The Architects Of Heat
The formalization of thermodynamics in the mid-nineteenth century was a collaborative effort involving some of the most brilliant minds in European history. William Thomson, later known as Lord Kelvin, was the first to coin the term thermodynamics in 1854, defining it as the subject of the relation of heat to forces acting between contiguous parts of bodies. He worked closely with Rudolf Clausius, a German physicist who would go on to formulate the Second Law of Thermodynamics in his 1850 paper On the Moving Force of Heat. Clausius introduced the concept of entropy in 1865, a quantity that describes the direction in which a system can evolve and quantifies the state of order within a system. While Clausius provided the mathematical backbone, James Clerk Maxwell and Ludwig Boltzmann developed the statistical mechanics that explained these macroscopic laws through the microscopic behavior of atoms and molecules.
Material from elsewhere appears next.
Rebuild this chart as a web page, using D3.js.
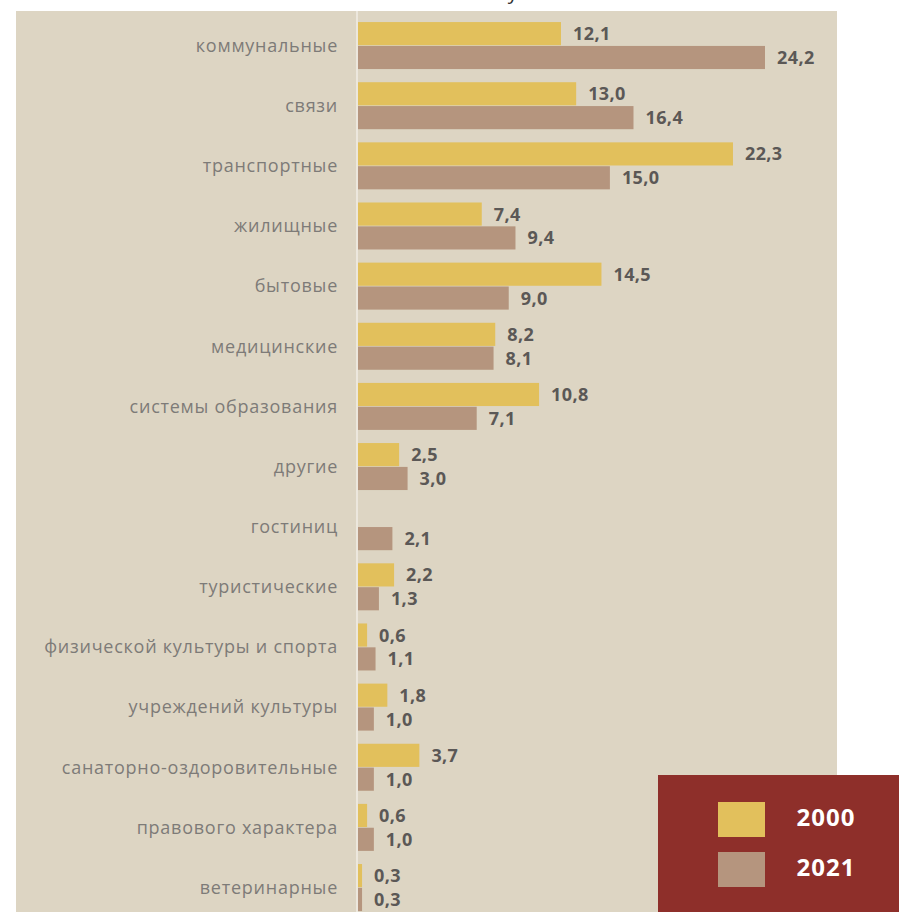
<!DOCTYPE html>
<html><head><meta charset="utf-8">
<script src="https://cdn.jsdelivr.net/npm/d3@7"></script>
<style>html,body{margin:0;padding:0;background:#fff;}svg{display:block;}</style>
</head><body>
<script>
const categories = ["коммунальные","связи","транспортные","жилищные","бытовые","медицинские","системы образования","другие","гостиниц","туристические","физической культуры и спорта","учреждений культуры","санаторно-оздоровительные","правового характера","ветеринарные"];
const values2000 = [12.1,13.0,22.3,7.4,14.5,8.2,10.8,2.5,null,2.2,0.6,1.8,3.7,0.6,0.3];
const values2021 = [24.2,16.4,15.0,9.4,9.0,8.1,7.1,3.0,2.1,1.3,1.1,1.0,1.0,1.0,0.3];
const seriesNames = ["2000","2021"];
const colors = {"2000":"#e2c05c","2021":"#b5957e"};

const W=899,H=912;
const svg=d3.select("body").append("svg").attr("width",W).attr("height",H);
const font="'Open Sans', sans-serif";

// title (cut off at top in the reference)
svg.append("text").attr("x",564).attr("y",-1).attr("text-anchor","middle")
  .attr("font-family",font).attr("font-size",20).attr("fill","#333")
  .text("Услуги населению");

// panel
svg.append("rect").attr("x",16).attr("y",11).attr("width",821).attr("height",H-11).attr("fill","#ddd5c3");

const x=d3.scaleLinear().domain([0,24.2]).range([357,765]);
const y=d3.scaleBand().domain(categories).range([15.5,15.5+60.14*categories.length]);
const ys=d3.scaleBand().domain(seriesNames).range([y.bandwidth()/2-23.5,y.bandwidth()/2+23.5]).paddingInner(0.03);

const data=categories.map((c,i)=>({cat:c,vals:[{s:"2000",v:values2000[i]},{s:"2021",v:values2021[i]}]}));

// axis line
svg.append("line").attr("x1",x(0)).attr("x2",x(0)).attr("y1",11).attr("y2",H)
  .attr("stroke","#ece7dd").attr("stroke-width",2);

const g=svg.selectAll("g.row").data(data).join("g").attr("class","row")
  .attr("transform",d=>`translate(0,${y(d.cat)})`);

g.append("text").attr("x",338).attr("y",y.bandwidth()/2).attr("dy","0.35em")
  .attr("text-anchor","end").attr("font-family",font).attr("font-size",18)
  .attr("letter-spacing",0.75)
  .attr("fill","#7d7b78").text(d=>d.cat);

const items=g.selectAll("g.it").data(d=>d.vals.filter(v=>v.v!=null)).join("g").attr("class","it");
items.append("rect").attr("x",x(0)+1).attr("y",d=>ys(d.s))
  .attr("width",d=>x(d.v)-x(0)-1).attr("height",ys.bandwidth()).attr("fill",d=>colors[d.s]);
items.append("text").attr("x",d=>x(d.v)+12).attr("y",d=>ys(d.s)+ys.bandwidth()/2).attr("dy","0.36em")
  .attr("font-family",font).attr("font-weight",700).attr("font-size",18).attr("letter-spacing",0.4)
  .attr("fill","#5b5856")
  .text(d=>d3.format(".1f")(d.v).replace(".",","));

// legend
const lg=svg.append("g");
lg.append("rect").attr("x",658).attr("y",775).attr("width",241).attr("height",137).attr("fill","#8e2f2a");
seriesNames.forEach((s,i)=>{
  lg.append("rect").attr("x",718).attr("y",802+i*50).attr("width",47).attr("height",35).attr("fill",colors[s]);
  lg.append("text").attr("x",826).attr("y",817+i*50).attr("dy","0.36em").attr("text-anchor","middle")
    .attr("font-family",font).attr("font-weight",700).attr("font-size",24).attr("letter-spacing",1)
    .attr("fill","#fff").text(s);
});
</script>
</body></html>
In the United States, Josiah Willard Gibbs at Yale University published a series of papers between 1873 and 1876, including the monumental On the Equilibrium of Heterogeneous Substances, which launched the field of chemical thermodynamics. Gibbs showed how thermodynamic processes, including chemical reactions, could be graphically analyzed by studying the energy, entropy, volume, temperature, and pressure of the system. These men did not work in isolation; they formed distinct schools of thought, such as the Berlin school led by Clausius, the Vienna school championed by Boltzmann, and the Gibbsian school at Yale, each contributing unique perspectives that eventually merged into the unified theory of thermodynamics.